In the current market you need more than a good credit score. You must qualify with provable income. Even if you are a W2 employee, banks will request your last two years tax returns.
During previous years all you needed to qualify for a loan was 2 years W2’s and 30 days paycheck stubs. Now banks are asking for 2 years tax returns to determine your income, even if you have a guaranteed salary. After all if you are telling the IRS you make less and are taking more than the standard deduction, how can you claim you make what you do via W2’s and paycheck stubs?
What banks are looking for on the tax return that will ding your income, are write-offs such as unreimbursed employee expenses. When these types of write-offs are on your tax return, get ready to have your income reduced.
It’s kind of like that old saying, “you can’t have your cake and eat it, too…”
These are the type of issues that are taking place even with borrowers that have 800 fico scores and are putting down 20%.
So when you get ready to buy a home make sure you get pre-approved.

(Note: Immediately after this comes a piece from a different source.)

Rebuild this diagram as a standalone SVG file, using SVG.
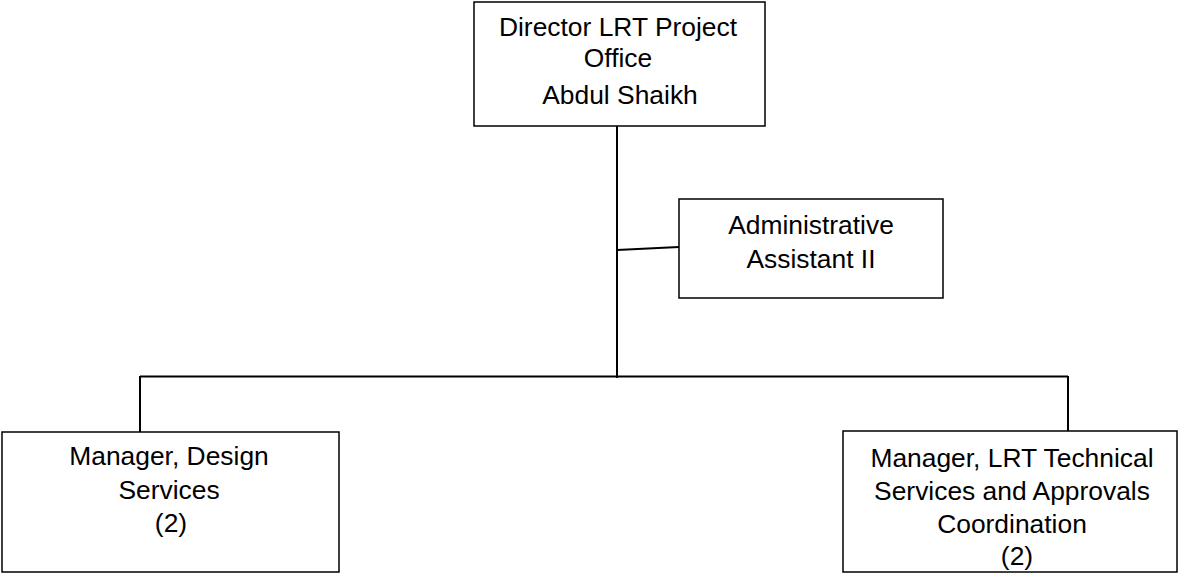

You may not qualify for the home you thought you could afford. Or let me rephrase that. You don’t have provable income to get the home you actually want.
Provable income affects your (DTI) debt to income ratio. This will be affected by what banks are allowed to use to calculate your income. So a small detail of writing off 20,000 in expenses could mean the difference of a 30% DTI or a 40% DTI. The lower your debt to income the better chances of qualifying for a home loan.
Before jumping in a car with a Realtor, do a little leg work to make sure you actually qualify for the price range you are looking in. To get a mortgage these days takes more than a good credit score and a pulse.